--- start of Input ---

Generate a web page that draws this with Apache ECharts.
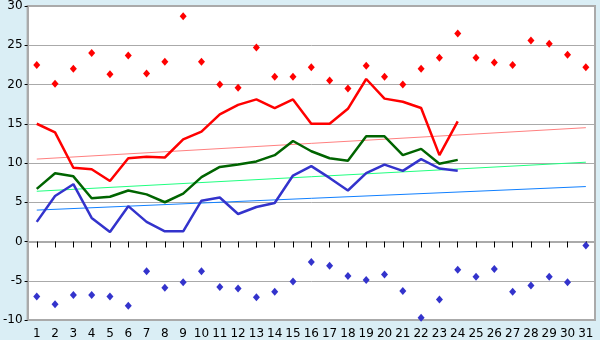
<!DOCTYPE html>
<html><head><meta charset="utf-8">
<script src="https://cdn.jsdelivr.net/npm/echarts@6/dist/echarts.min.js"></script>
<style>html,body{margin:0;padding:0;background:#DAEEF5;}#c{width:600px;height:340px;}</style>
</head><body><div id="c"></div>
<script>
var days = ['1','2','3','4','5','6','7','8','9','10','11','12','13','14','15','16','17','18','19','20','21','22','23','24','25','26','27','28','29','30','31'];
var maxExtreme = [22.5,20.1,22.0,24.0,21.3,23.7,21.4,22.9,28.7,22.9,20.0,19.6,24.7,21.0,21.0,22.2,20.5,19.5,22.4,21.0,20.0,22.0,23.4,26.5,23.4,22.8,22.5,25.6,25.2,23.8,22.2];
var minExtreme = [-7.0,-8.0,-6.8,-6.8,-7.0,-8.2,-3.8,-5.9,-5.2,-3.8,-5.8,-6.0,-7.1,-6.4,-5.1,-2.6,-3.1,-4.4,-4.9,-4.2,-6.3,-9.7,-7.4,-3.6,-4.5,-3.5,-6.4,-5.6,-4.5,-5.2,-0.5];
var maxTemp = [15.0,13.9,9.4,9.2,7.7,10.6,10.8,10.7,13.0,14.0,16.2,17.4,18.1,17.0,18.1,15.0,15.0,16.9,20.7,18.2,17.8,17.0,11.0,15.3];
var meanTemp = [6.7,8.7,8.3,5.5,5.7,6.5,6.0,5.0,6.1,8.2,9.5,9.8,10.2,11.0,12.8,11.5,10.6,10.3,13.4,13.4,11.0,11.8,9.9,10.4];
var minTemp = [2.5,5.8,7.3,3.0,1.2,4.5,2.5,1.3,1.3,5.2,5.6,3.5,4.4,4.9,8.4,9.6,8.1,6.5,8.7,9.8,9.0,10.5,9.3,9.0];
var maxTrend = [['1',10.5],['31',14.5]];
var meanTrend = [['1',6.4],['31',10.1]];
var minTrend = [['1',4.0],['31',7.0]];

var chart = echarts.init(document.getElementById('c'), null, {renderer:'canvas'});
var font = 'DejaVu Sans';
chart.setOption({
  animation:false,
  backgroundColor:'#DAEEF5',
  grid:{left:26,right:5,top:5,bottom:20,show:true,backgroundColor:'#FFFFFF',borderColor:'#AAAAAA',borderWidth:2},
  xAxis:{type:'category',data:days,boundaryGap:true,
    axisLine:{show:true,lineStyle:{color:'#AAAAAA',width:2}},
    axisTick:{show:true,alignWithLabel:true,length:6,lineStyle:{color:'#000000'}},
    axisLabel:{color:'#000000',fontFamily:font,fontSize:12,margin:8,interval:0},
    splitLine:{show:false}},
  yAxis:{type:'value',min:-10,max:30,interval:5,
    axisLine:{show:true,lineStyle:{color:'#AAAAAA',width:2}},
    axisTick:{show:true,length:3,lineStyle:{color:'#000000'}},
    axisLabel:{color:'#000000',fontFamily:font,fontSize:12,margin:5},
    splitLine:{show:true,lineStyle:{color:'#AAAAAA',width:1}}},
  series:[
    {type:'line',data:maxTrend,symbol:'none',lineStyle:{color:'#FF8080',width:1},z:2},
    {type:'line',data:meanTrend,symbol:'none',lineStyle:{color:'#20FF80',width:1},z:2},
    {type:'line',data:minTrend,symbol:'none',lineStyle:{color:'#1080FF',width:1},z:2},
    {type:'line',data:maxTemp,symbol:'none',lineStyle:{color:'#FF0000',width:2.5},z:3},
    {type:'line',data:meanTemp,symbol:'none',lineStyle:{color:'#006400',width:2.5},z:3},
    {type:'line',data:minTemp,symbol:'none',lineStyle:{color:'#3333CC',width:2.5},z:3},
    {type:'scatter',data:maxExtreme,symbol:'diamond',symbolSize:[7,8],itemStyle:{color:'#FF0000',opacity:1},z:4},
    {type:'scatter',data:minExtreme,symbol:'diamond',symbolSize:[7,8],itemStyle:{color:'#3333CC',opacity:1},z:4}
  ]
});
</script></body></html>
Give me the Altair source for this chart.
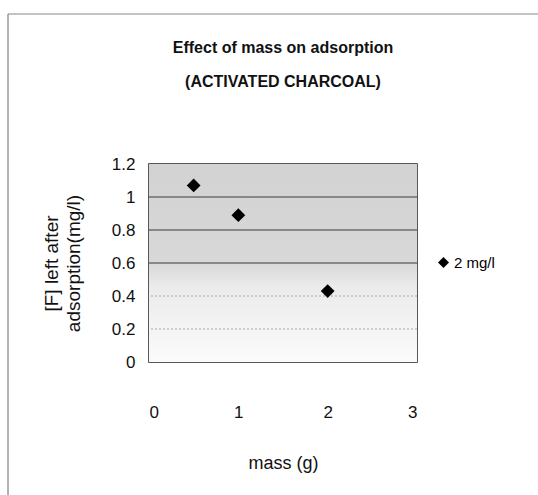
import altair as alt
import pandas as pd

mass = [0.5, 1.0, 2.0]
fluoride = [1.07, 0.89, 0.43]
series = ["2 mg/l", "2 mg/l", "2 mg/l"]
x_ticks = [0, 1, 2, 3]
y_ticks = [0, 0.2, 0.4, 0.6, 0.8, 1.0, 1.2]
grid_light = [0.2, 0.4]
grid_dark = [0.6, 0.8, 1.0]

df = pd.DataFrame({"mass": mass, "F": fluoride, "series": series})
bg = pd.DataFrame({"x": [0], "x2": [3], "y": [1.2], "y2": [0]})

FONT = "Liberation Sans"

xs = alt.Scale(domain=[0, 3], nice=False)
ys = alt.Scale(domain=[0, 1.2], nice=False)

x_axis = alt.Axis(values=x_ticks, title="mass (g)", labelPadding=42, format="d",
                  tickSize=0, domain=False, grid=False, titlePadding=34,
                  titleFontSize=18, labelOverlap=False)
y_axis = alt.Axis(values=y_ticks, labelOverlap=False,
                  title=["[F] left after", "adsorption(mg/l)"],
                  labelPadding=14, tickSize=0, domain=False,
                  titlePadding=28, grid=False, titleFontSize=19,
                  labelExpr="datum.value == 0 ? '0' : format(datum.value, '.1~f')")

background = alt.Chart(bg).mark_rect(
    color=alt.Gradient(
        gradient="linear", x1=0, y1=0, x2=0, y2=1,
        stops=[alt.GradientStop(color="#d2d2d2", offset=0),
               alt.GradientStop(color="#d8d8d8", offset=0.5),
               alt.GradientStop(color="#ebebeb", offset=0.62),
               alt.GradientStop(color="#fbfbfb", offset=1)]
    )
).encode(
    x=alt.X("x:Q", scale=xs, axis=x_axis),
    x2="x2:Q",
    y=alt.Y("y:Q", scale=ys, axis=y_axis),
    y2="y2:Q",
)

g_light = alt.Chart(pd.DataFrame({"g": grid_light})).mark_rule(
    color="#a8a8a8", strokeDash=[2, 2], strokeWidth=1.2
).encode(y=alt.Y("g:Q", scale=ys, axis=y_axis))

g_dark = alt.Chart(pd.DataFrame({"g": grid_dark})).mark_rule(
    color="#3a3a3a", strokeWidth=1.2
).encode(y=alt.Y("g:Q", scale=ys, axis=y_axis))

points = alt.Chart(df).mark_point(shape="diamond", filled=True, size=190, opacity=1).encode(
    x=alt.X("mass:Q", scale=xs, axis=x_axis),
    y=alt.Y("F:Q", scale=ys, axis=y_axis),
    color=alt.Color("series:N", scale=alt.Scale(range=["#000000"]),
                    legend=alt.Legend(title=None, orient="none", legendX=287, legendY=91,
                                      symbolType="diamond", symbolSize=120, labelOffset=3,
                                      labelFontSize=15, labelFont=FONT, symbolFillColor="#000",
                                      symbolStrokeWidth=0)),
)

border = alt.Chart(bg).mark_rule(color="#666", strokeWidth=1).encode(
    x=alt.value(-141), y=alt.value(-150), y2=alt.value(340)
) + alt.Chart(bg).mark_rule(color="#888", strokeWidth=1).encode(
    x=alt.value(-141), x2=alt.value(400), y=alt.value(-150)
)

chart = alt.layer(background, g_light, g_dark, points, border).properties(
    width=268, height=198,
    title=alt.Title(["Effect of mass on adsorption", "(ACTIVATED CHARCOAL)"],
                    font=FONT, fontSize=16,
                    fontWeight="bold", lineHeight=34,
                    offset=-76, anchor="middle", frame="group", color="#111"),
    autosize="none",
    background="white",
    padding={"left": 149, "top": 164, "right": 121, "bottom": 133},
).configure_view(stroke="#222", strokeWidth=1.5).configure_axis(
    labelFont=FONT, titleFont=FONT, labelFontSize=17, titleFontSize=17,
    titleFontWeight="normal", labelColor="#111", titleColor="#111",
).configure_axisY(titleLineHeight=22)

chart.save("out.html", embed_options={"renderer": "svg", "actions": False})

--- end of Input ---

Set down nothing but the lines from the one holding "Give me the Altair source for this chart." through the one holding "import pandas as pd", both included, exactly as they appear; any picture is left out.

### Full response
Give me the Altair source for this chart.
import altair as alt
import pandas as pd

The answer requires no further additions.